In the beginning…
Limbs & Things was established in 1990 by medical illustrator Margot Cooper (a member of the Medical Artists Association of Great Britain since 1968 and a Past President on the council of administration of the European Association of Medical & Scientific Illustrators).
Through her work in the area of medical education she identified a growing need for a form of training away from patients, cadavers and animals. The rapid development of Minimal Access Surgery (keyhole surgery), day surgery, the Patient’s Charter and reduced hospital hours were just some of the factors influencing a movement toward a new way of gaining skills. She therefore decided to specialise in three dimensional models. Her first products included dynamic anatomical models of the foot and spine, as well as synthetic soft tissue models containing pathologies such as varicoceles and perianal haematomas.
Early developers of laparoscopic simulators
During the early 1990s when laparoscopic surgery was in its infancy the small development team at Limbs & Things was busy producing models to address the obvious training needs for this new direction in surgery. A number of prototypes quickly evolved into the company’s first commercially available laparoscopic product: the Bodyform, which was launched at the Royal Society of Medicine in 1994. The product took on the form of an abdomen and pelvis with anatomical landmarks and internal components representing realistic simulated organs.
A number of specialist laparoscopic surgeons were very much a part of the development and evaluation of this flagship product: Sir Alfred Cuschieri, Professor Mike McMahon, Mr Harry Espiner and Mr Jerry Kirk.
Design, innovation and manufacture
By the late 1990s the expanded development team of sculptors, designers and engineers was combining traditional model-making methods with Computer Aided Design (CAD) tools producing models to a higher standard and greater sophistication.
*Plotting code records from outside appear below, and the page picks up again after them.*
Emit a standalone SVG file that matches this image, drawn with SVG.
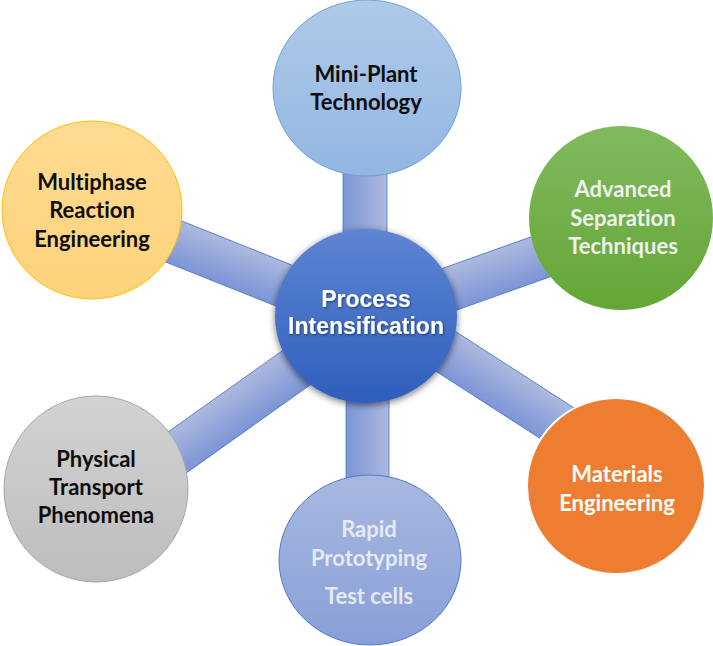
<svg xmlns="http://www.w3.org/2000/svg" width="713" height="646" viewBox="0 0 713 646">
<defs>
  <linearGradient id="barGrad" x1="0" y1="0" x2="0" y2="1">
    <stop offset="0" stop-color="#adb9df"/>
    <stop offset="1" stop-color="#7c95d5"/>
  </linearGradient>
  <linearGradient id="gTop" x1="0" y1="0" x2="0" y2="1">
    <stop offset="0" stop-color="#afcae8"/>
    <stop offset="1" stop-color="#92b6e2"/>
  </linearGradient>
  <linearGradient id="gGreen" x1="0" y1="0" x2="0" y2="1">
    <stop offset="0" stop-color="#80ba5e"/>
    <stop offset="1" stop-color="#64a637"/>
  </linearGradient>
  <linearGradient id="gYellow" x1="0" y1="0" x2="0" y2="1">
    <stop offset="0" stop-color="#fedb92"/>
    <stop offset="1" stop-color="#fdd27a"/>
  </linearGradient>
  <linearGradient id="gGray" x1="0" y1="0" x2="0" y2="1">
    <stop offset="0" stop-color="#d2d2d2"/>
    <stop offset="1" stop-color="#bdbdbd"/>
  </linearGradient>
  <linearGradient id="gBottom" x1="0" y1="0" x2="0" y2="1">
    <stop offset="0" stop-color="#a8b8e0"/>
    <stop offset="1" stop-color="#889fd7"/>
  </linearGradient>
  <linearGradient id="gHub" x1="0" y1="0" x2="0" y2="1">
    <stop offset="0" stop-color="#5d85d2"/>
    <stop offset="1" stop-color="#2f5ebd"/>
  </linearGradient>
  <filter id="hubShadow" x="-20%" y="-20%" width="140%" height="140%">
    <feDropShadow dx="0" dy="2" stdDeviation="3.5" flood-color="#000" flood-opacity="0.55"/>
  </filter>
  <filter id="txtShadow" x="-10%" y="-30%" width="120%" height="160%">
    <feDropShadow dx="1" dy="1.2" stdDeviation="0.8" flood-color="#000" flood-opacity="0.45"/>
  </filter>
</defs>
<style>
  .bar { fill: url(#barGrad); stroke: #4a76c8; stroke-width: 0.8; }
  .lbl { font-family: Lato, "Open Sans", "Liberation Sans", sans-serif; font-weight: bold; font-size: 22px; text-anchor: middle; font-variant-ligatures: none; }
  .dark { fill: #0d0d0d; }
  .hubtxt { font-family: "Liberation Sans", Arial, sans-serif; font-weight: bold; font-size: 23px; text-anchor: middle; fill: #ffffff; }
</style>
<rect width="713" height="646" fill="#ffffff"/>

<g id="connectors">
  <g transform="translate(365,160) rotate(90)"><rect x="0" y="-22" width="160" height="44" class="bar"/></g>
  <g transform="translate(367.5,316) rotate(90)"><rect x="0" y="-21.5" width="170" height="43" class="bar"/></g>
  <g transform="translate(120,220) rotate(21.8)"><rect x="0" y="-22" width="265" height="44" class="bar"/></g>
  <g transform="translate(366,319) rotate(-19.6)"><rect x="0" y="-22" width="255" height="44" class="bar"/></g>
  <g transform="translate(366,300) rotate(32.8)"><rect x="0" y="-22" width="270" height="44" class="bar"/></g>
  <g transform="translate(130,486) rotate(-35.4)"><rect x="0" y="-22" width="290" height="44" class="bar"/></g>
</g>

<g id="node-miniplant">
  <ellipse cx="367" cy="88" rx="94" ry="88" fill="url(#gTop)" stroke="#6aa2d8" stroke-width="1"/>
  <text class="lbl dark" x="366" y="82">Mini-Plant</text>
  <text class="lbl dark" x="366" y="110">Technology</text>
</g>

<g id="node-separation">
  <ellipse cx="621" cy="218" rx="92" ry="92" fill="url(#gGreen)"/>
  <text class="lbl" fill="#f0f0f0" x="623" y="197">Advanced</text>
  <text class="lbl" fill="#f0f0f0" x="623" y="226">Separation</text>
  <text class="lbl" fill="#f0f0f0" x="623" y="254">Techniques</text>
</g>

<g id="node-multiphase">
  <ellipse cx="92" cy="210" rx="90" ry="89" fill="url(#gYellow)" stroke="#ffc000" stroke-width="1"/>
  <text class="lbl dark" x="92" y="190">Multiphase</text>
  <text class="lbl dark" x="92" y="218">Reaction</text>
  <text class="lbl dark" x="92" y="247">Engineering</text>
</g>

<g id="node-materials">
  <ellipse cx="616" cy="486" rx="89" ry="88" fill="#ed7d31" stroke="#ffffff" stroke-width="2"/>
  <text class="lbl" fill="#ffffff" x="617" y="482">Materials</text>
  <text class="lbl" fill="#ffffff" x="617" y="511">Engineering</text>
</g>

<g id="node-physical">
  <ellipse cx="96" cy="489" rx="92" ry="93" fill="url(#gGray)" stroke="#a8a8a8" stroke-width="1"/>
  <text class="lbl dark" x="96" y="467">Physical</text>
  <text class="lbl dark" x="96" y="495">Transport</text>
  <text class="lbl dark" x="96" y="523">Phenomena</text>
</g>

<g id="node-rapid">
  <ellipse cx="370" cy="560" rx="91" ry="85" fill="url(#gBottom)" stroke="#4f7bca" stroke-width="1"/>
  <text class="lbl" fill="#e6e9f2" x="369" y="537">Rapid</text>
  <text class="lbl" fill="#e6e9f2" x="369" y="566">Prototyping</text>
  <text class="lbl" fill="#e6e9f2" x="369" y="604">Test cells</text>
</g>

<g id="node-hub">
  <ellipse cx="366" cy="316" rx="91" ry="87" fill="url(#gHub)" filter="url(#hubShadow)"/>
  <g filter="url(#txtShadow)">
    <text class="hubtxt" x="366" y="307">Process</text>
    <text class="hubtxt" x="366" y="334">Intensification</text>
  </g>
</g>
</svg>
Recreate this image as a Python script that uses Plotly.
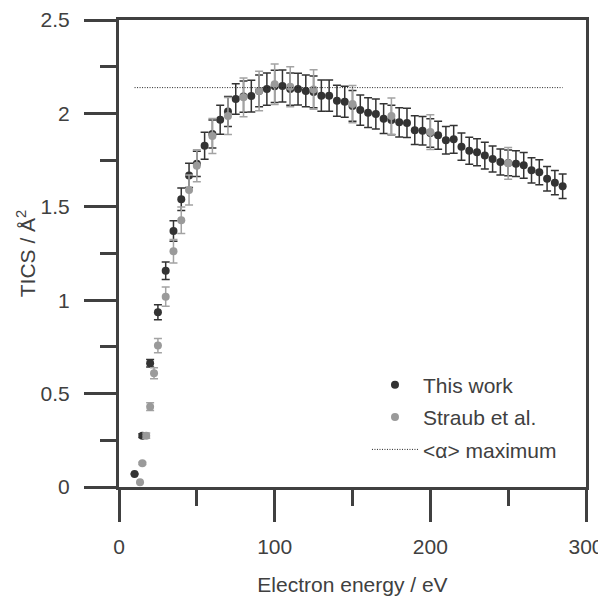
import plotly.graph_objects as go

# This work
tw_energy = [10, 15, 20, 25, 30, 35, 40, 45, 50, 55, 60, 65, 70, 75, 80, 85, 90, 95,
             100, 105, 110, 115, 120, 125, 130, 135, 140, 145, 150, 155, 160, 165, 170,
             175, 180, 185, 190, 195, 200, 205, 210, 215, 220, 225, 230, 235, 240, 245,
             250, 255, 260, 265, 270, 275, 280, 285]
tw_tics = [0.07, 0.275, 0.662, 0.935, 1.158, 1.370, 1.540, 1.668, 1.73, 1.827, 1.89, 1.966,
           2.01, 2.077, 2.09, 2.093, 2.12, 2.13, 2.145, 2.147, 2.13, 2.13, 2.12, 2.115,
           2.095, 2.095, 2.068, 2.063, 2.04, 2.018, 2.004, 1.997, 1.972, 1.965, 1.952,
           1.949, 1.91, 1.907, 1.895, 1.883, 1.856, 1.861, 1.822, 1.80, 1.792, 1.774,
           1.756, 1.74, 1.735, 1.731, 1.722, 1.695, 1.685, 1.65, 1.629, 1.61]
tw_err = [0.0, 0.01, 0.02, 0.04, 0.047, 0.055, 0.06, 0.065, 0.068, 0.072, 0.075, 0.078,
          0.08, 0.082, 0.084, 0.085, 0.085, 0.086, 0.086, 0.086, 0.086, 0.085, 0.085, 0.085,
          0.084, 0.084, 0.083, 0.083, 0.082, 0.081, 0.080, 0.080, 0.079, 0.079, 0.078,
          0.078, 0.077, 0.076, 0.076, 0.075, 0.074, 0.074, 0.073, 0.072, 0.072, 0.071,
          0.070, 0.070, 0.069, 0.069, 0.069, 0.068, 0.067, 0.066, 0.065, 0.065]

# Straub et al.
st_energy = [13.5, 15, 17.5, 20, 22.5, 25, 30, 35, 40, 45, 50, 60, 70, 80, 90, 100, 110,
             125, 150, 175, 200, 250]
st_tics = [0.025, 0.127, 0.275, 0.43, 0.609, 0.757, 1.019, 1.262, 1.428, 1.59, 1.72, 1.879,
           1.986, 2.086, 2.12, 2.156, 2.143, 2.128, 2.05, 1.986, 1.90, 1.733]
st_err = [0.001, 0.006, 0.014, 0.021, 0.03, 0.038, 0.051, 0.063, 0.071, 0.08, 0.086, 0.094,
          0.099, 0.104, 0.106, 0.108, 0.107, 0.106, 0.1, 0.097, 0.093, 0.085]

# <alpha> maximum line
alpha_energy = [10, 285]
alpha_tics = [2.138, 2.138]

DARK = "#333333"
GRAY = "#9a9a9a"
AXIS = "#404040"
TEXT = "#404040"
FONT = "Liberation Sans, Arial, sans-serif"
FS = 21

fig = go.Figure()
fig.add_trace(go.Scatter(
    x=tw_energy, y=tw_tics, mode="markers", name="This work",
    legendgroup="a",
    marker=dict(color=DARK, size=8),
    error_y=dict(type="data", array=tw_err, color=DARK, thickness=1.5, width=4),
))
fig.add_trace(go.Scatter(
    x=st_energy, y=st_tics, mode="markers", name="Straub et al.",
    legendgroup="b",
    marker=dict(color=GRAY, size=8),
    error_y=dict(type="data", array=st_err, color="#a3a3a3", thickness=1.5, width=4),
))
fig.add_trace(go.Scatter(
    x=alpha_energy, y=alpha_tics, mode="lines", name="&lt;α&gt; maximum",
    legendgroup="c",
    line=dict(color="#222222", width=1, dash="1px,1.5px"),
))

# The page body has an 8px default margin, so the figure is offset by 8px.
fig.update_layout(
    width=598, height=588,
    margin=dict(l=111, r=20, t=12, b=109),
    plot_bgcolor="white", paper_bgcolor="white",
    font=dict(family=FONT, size=FS, color=TEXT),
    showlegend=True,
    legend=dict(
        x=0.531, y=0.262, xanchor="left", yanchor="top",
        bgcolor="rgba(0,0,0,0)", borderwidth=0,
        font=dict(size=FS, color=TEXT),
        itemwidth=46, traceorder="grouped", tracegroupgap=2,
    ),
)

fig.update_xaxes(
    range=[0, 300], tickvals=[0, 100, 200, 300],
    showgrid=False, zeroline=False, automargin=False,
    showline=True, linewidth=3, linecolor=AXIS, mirror=True,
    ticks="outside", ticklen=32, tickwidth=3, tickcolor=AXIS,
    minor=dict(dtick=50, ticks="outside", ticklen=16, tickwidth=3, tickcolor=AXIS, showgrid=False),
    ticklabelstandoff=7,
    tickfont=dict(size=FS, color=TEXT),
    title=dict(text="Electron energy / eV", font=dict(size=FS, color=TEXT), standoff=25),
)
fig.update_yaxes(
    range=[0, 2.5], tickvals=[0, 0.5, 1, 1.5, 2, 2.5], ticktext=["0", "0.5", "1", "1.5", "2", "2.5"],
    showgrid=False, zeroline=False, automargin=False,
    showline=True, linewidth=3, linecolor=AXIS, mirror=True,
    ticks="outside", ticklen=32, tickwidth=3, tickcolor=AXIS,
    minor=dict(dtick=0.25, ticks="outside", ticklen=16, tickwidth=3, tickcolor=AXIS, showgrid=False),
    ticklabelstandoff=10,
    tickfont=dict(size=FS, color=TEXT),
    title=dict(text="TICS / Å<sup>2</sup>", font=dict(size=FS, color=TEXT), standoff=0),
)

fig.write_html("out.html")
This also helped improve quality and consistency of production practices. Scan data from human subjects was first used around this time, and has been successfully incorporated into top selling products such as the PROMPT Birthing Simulator and the Clinical Female Pelvic Trainer Mk3.
A significant patent was granted to the Company in the area of technology for simulating skin and the method of casting it into shapes, with a further patent awarded in respect of a skills training system based on structured training using synthetic models.
Limbs & Things is one of the few British companies that manufacturers over 90 percent of its own products not just in the UK, but actually onsite in the UK headquarters. Processes include vacuum casting as well as silicone rubber and latex foam production.
Growing global presence
Over the years a growing international distributor network has been successfully established covering over 70 countries on all five continents, including France, Germany, Holland, Sweden, Denmark, Singapore, Hong Kong, Japan, China, Mexico. Subsidiary offices have been established in both Australia and the United States of America.
Limbs & Things presence in the market is underlined by active participation in international exhibitions: Margot Cooper (President), Nic Riley (Managing Director) and other senior members of the different departments have been invited to speak at medical meetings throughout the world.
The goal of the company is to deliver products which allow clinical educators to successfully deliver their curriculum requirements in physical examination & procedural skills. This will be achieved by continuing to work closely with leading clinicians and embracing new materials & technologies to help meet the educational needs of the customers of tomorrow.